> _Task objective_: Restate the full listing word for word and leave the pictures out.

> _Data lines_:
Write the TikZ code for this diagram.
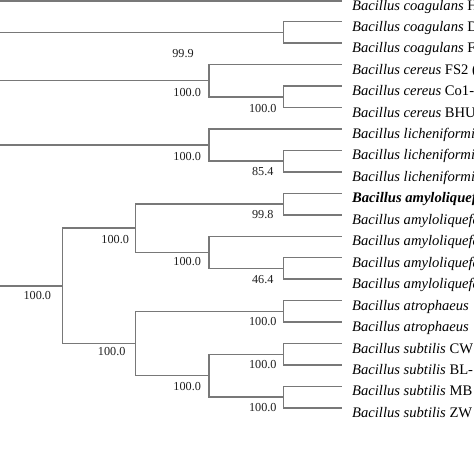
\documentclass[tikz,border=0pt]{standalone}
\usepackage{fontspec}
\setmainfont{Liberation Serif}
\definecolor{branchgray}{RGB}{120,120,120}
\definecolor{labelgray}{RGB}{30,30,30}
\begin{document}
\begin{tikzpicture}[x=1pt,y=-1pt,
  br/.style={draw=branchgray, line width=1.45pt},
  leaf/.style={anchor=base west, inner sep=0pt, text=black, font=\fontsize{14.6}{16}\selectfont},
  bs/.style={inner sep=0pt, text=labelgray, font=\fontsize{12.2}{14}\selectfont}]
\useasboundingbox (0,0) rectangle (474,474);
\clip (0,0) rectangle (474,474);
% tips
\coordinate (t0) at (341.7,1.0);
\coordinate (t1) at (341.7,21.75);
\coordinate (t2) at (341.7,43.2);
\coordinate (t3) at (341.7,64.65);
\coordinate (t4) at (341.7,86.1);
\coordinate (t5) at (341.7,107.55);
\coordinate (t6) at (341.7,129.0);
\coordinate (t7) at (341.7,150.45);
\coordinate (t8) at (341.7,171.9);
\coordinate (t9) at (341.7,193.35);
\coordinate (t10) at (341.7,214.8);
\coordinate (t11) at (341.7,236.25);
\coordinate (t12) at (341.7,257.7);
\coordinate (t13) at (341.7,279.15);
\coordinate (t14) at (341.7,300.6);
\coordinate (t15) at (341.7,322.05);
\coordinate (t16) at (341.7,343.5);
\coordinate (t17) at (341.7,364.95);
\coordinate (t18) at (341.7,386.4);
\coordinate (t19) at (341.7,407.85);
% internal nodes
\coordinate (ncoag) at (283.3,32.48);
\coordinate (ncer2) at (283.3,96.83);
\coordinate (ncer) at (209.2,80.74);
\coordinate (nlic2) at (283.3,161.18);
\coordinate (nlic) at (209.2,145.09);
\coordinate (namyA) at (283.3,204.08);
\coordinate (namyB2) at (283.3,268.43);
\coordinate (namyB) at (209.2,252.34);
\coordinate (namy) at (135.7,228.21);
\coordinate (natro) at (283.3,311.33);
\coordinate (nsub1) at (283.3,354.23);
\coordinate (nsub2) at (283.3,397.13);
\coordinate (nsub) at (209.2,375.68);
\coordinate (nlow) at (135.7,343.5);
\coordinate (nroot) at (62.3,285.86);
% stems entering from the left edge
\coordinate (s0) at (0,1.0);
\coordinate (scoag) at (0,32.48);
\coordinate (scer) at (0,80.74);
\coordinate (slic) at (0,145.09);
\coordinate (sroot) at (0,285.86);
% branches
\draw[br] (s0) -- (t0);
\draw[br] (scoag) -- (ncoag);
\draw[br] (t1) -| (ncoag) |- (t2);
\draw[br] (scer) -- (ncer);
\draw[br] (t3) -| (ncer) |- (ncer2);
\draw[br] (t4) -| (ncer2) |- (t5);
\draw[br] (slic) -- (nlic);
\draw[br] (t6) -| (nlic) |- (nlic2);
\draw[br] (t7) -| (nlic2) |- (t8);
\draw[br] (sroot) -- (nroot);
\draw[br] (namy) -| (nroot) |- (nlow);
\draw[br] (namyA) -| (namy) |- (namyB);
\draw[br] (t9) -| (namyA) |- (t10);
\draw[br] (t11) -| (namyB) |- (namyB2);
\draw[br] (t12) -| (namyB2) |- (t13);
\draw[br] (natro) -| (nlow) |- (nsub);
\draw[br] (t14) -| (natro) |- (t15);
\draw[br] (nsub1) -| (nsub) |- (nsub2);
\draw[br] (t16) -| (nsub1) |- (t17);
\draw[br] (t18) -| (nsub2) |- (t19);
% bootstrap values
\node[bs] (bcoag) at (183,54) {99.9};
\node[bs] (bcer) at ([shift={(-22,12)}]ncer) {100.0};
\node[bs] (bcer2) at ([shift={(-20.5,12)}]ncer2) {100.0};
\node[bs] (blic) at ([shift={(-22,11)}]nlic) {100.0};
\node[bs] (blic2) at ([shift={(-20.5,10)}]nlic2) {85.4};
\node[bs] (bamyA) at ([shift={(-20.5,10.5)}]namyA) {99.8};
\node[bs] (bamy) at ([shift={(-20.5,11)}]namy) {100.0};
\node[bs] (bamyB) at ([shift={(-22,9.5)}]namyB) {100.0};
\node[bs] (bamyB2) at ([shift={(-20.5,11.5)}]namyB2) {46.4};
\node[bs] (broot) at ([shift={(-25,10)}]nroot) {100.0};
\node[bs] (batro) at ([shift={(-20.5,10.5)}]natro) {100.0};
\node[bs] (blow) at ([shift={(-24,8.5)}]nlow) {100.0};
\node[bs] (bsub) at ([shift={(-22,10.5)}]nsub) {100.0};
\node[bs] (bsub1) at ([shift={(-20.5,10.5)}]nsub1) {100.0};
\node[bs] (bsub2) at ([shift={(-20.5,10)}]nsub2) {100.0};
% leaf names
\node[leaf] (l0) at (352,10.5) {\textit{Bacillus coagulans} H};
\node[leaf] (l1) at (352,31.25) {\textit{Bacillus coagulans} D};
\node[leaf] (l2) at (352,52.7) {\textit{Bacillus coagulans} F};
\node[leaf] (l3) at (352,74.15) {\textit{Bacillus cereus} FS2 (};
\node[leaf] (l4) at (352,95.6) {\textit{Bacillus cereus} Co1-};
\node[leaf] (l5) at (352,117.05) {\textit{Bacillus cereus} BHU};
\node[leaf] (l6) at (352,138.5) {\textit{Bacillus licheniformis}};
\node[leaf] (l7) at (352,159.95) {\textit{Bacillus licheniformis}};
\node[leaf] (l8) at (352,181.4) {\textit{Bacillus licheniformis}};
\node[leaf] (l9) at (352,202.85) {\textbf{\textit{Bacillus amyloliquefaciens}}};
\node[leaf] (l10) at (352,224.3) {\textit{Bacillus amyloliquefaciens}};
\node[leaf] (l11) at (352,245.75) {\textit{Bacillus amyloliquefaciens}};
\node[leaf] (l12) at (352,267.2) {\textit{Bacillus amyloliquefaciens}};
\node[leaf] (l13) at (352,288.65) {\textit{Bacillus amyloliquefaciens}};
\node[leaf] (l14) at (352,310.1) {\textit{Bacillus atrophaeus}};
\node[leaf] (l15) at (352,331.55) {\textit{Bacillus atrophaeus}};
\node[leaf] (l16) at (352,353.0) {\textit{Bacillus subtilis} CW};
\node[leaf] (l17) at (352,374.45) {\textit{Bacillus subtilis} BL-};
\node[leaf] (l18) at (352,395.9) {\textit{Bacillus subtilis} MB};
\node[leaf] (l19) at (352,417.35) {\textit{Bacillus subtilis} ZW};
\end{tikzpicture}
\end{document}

> _Answer for this exercise_:
Write the TikZ code for this diagram.
\documentclass[tikz,border=0pt]{standalone}
\usepackage{fontspec}
\setmainfont{Liberation Serif}
\definecolor{branchgray}{RGB}{120,120,120}
\definecolor{labelgray}{RGB}{30,30,30}
\begin{document}
\begin{tikzpicture}[x=1pt,y=-1pt,
  br/.style={draw=branchgray, line width=1.45pt},
  leaf/.style={anchor=base west, inner sep=0pt, text=black, font=\fontsize{14.6}{16}\selectfont},
  bs/.style={inner sep=0pt, text=labelgray, font=\fontsize{12.2}{14}\selectfont}]
\useasboundingbox (0,0) rectangle (474,474);
\clip (0,0) rectangle (474,474);
% tips
\coordinate (t0) at (341.7,1.0);
\coordinate (t1) at (341.7,21.75);
\coordinate (t2) at (341.7,43.2);
\coordinate (t3) at (341.7,64.65);
\coordinate (t4) at (341.7,86.1);
\coordinate (t5) at (341.7,107.55);
\coordinate (t6) at (341.7,129.0);
\coordinate (t7) at (341.7,150.45);
\coordinate (t8) at (341.7,171.9);
\coordinate (t9) at (341.7,193.35);
\coordinate (t10) at (341.7,214.8);
\coordinate (t11) at (341.7,236.25);
\coordinate (t12) at (341.7,257.7);
\coordinate (t13) at (341.7,279.15);
\coordinate (t14) at (341.7,300.6);
\coordinate (t15) at (341.7,322.05);
\coordinate (t16) at (341.7,343.5);
\coordinate (t17) at (341.7,364.95);
\coordinate (t18) at (341.7,386.4);
\coordinate (t19) at (341.7,407.85);
% internal nodes
\coordinate (ncoag) at (283.3,32.48);
\coordinate (ncer2) at (283.3,96.83);
\coordinate (ncer) at (209.2,80.74);
\coordinate (nlic2) at (283.3,161.18);
\coordinate (nlic) at (209.2,145.09);
\coordinate (namyA) at (283.3,204.08);
\coordinate (namyB2) at (283.3,268.43);
\coordinate (namyB) at (209.2,252.34);
\coordinate (namy) at (135.7,228.21);
\coordinate (natro) at (283.3,311.33);
\coordinate (nsub1) at (283.3,354.23);
\coordinate (nsub2) at (283.3,397.13);
\coordinate (nsub) at (209.2,375.68);
\coordinate (nlow) at (135.7,343.5);
\coordinate (nroot) at (62.3,285.86);
% stems entering from the left edge
\coordinate (s0) at (0,1.0);
\coordinate (scoag) at (0,32.48);
\coordinate (scer) at (0,80.74);
\coordinate (slic) at (0,145.09);
\coordinate (sroot) at (0,285.86);
% branches
\draw[br] (s0) -- (t0);
\draw[br] (scoag) -- (ncoag);
\draw[br] (t1) -| (ncoag) |- (t2);
\draw[br] (scer) -- (ncer);
\draw[br] (t3) -| (ncer) |- (ncer2);
\draw[br] (t4) -| (ncer2) |- (t5);
\draw[br] (slic) -- (nlic);
\draw[br] (t6) -| (nlic) |- (nlic2);
\draw[br] (t7) -| (nlic2) |- (t8);
\draw[br] (sroot) -- (nroot);
\draw[br] (namy) -| (nroot) |- (nlow);
\draw[br] (namyA) -| (namy) |- (namyB);
\draw[br] (t9) -| (namyA) |- (t10);
\draw[br] (t11) -| (namyB) |- (namyB2);
\draw[br] (t12) -| (namyB2) |- (t13);
\draw[br] (natro) -| (nlow) |- (nsub);
\draw[br] (t14) -| (natro) |- (t15);
\draw[br] (nsub1) -| (nsub) |- (nsub2);
\draw[br] (t16) -| (nsub1) |- (t17);
\draw[br] (t18) -| (nsub2) |- (t19);
% bootstrap values
\node[bs] (bcoag) at (183,54) {99.9};
\node[bs] (bcer) at ([shift={(-22,12)}]ncer) {100.0};
\node[bs] (bcer2) at ([shift={(-20.5,12)}]ncer2) {100.0};
\node[bs] (blic) at ([shift={(-22,11)}]nlic) {100.0};
\node[bs] (blic2) at ([shift={(-20.5,10)}]nlic2) {85.4};
\node[bs] (bamyA) at ([shift={(-20.5,10.5)}]namyA) {99.8};
\node[bs] (bamy) at ([shift={(-20.5,11)}]namy) {100.0};
\node[bs] (bamyB) at ([shift={(-22,9.5)}]namyB) {100.0};
\node[bs] (bamyB2) at ([shift={(-20.5,11.5)}]namyB2) {46.4};
\node[bs] (broot) at ([shift={(-25,10)}]nroot) {100.0};
\node[bs] (batro) at ([shift={(-20.5,10.5)}]natro) {100.0};
\node[bs] (blow) at ([shift={(-24,8.5)}]nlow) {100.0};
\node[bs] (bsub) at ([shift={(-22,10.5)}]nsub) {100.0};
\node[bs] (bsub1) at ([shift={(-20.5,10.5)}]nsub1) {100.0};
\node[bs] (bsub2) at ([shift={(-20.5,10)}]nsub2) {100.0};
% leaf names
\node[leaf] (l0) at (352,10.5) {\textit{Bacillus coagulans} H};
\node[leaf] (l1) at (352,31.25) {\textit{Bacillus coagulans} D};
\node[leaf] (l2) at (352,52.7) {\textit{Bacillus coagulans} F};
\node[leaf] (l3) at (352,74.15) {\textit{Bacillus cereus} FS2 (};
\node[leaf] (l4) at (352,95.6) {\textit{Bacillus cereus} Co1-};
\node[leaf] (l5) at (352,117.05) {\textit{Bacillus cereus} BHU};
\node[leaf] (l6) at (352,138.5) {\textit{Bacillus licheniformis}};
\node[leaf] (l7) at (352,159.95) {\textit{Bacillus licheniformis}};
\node[leaf] (l8) at (352,181.4) {\textit{Bacillus licheniformis}};
\node[leaf] (l9) at (352,202.85) {\textbf{\textit{Bacillus amyloliquefaciens}}};
\node[leaf] (l10) at (352,224.3) {\textit{Bacillus amyloliquefaciens}};
\node[leaf] (l11) at (352,245.75) {\textit{Bacillus amyloliquefaciens}};
\node[leaf] (l12) at (352,267.2) {\textit{Bacillus amyloliquefaciens}};
\node[leaf] (l13) at (352,288.65) {\textit{Bacillus amyloliquefaciens}};
\node[leaf] (l14) at (352,310.1) {\textit{Bacillus atrophaeus}};
\node[leaf] (l15) at (352,331.55) {\textit{Bacillus atrophaeus}};
\node[leaf] (l16) at (352,353.0) {\textit{Bacillus subtilis} CW};
\node[leaf] (l17) at (352,374.45) {\textit{Bacillus subtilis} BL-};
\node[leaf] (l18) at (352,395.9) {\textit{Bacillus subtilis} MB};
\node[leaf] (l19) at (352,417.35) {\textit{Bacillus subtilis} ZW};
\end{tikzpicture}
\end{document}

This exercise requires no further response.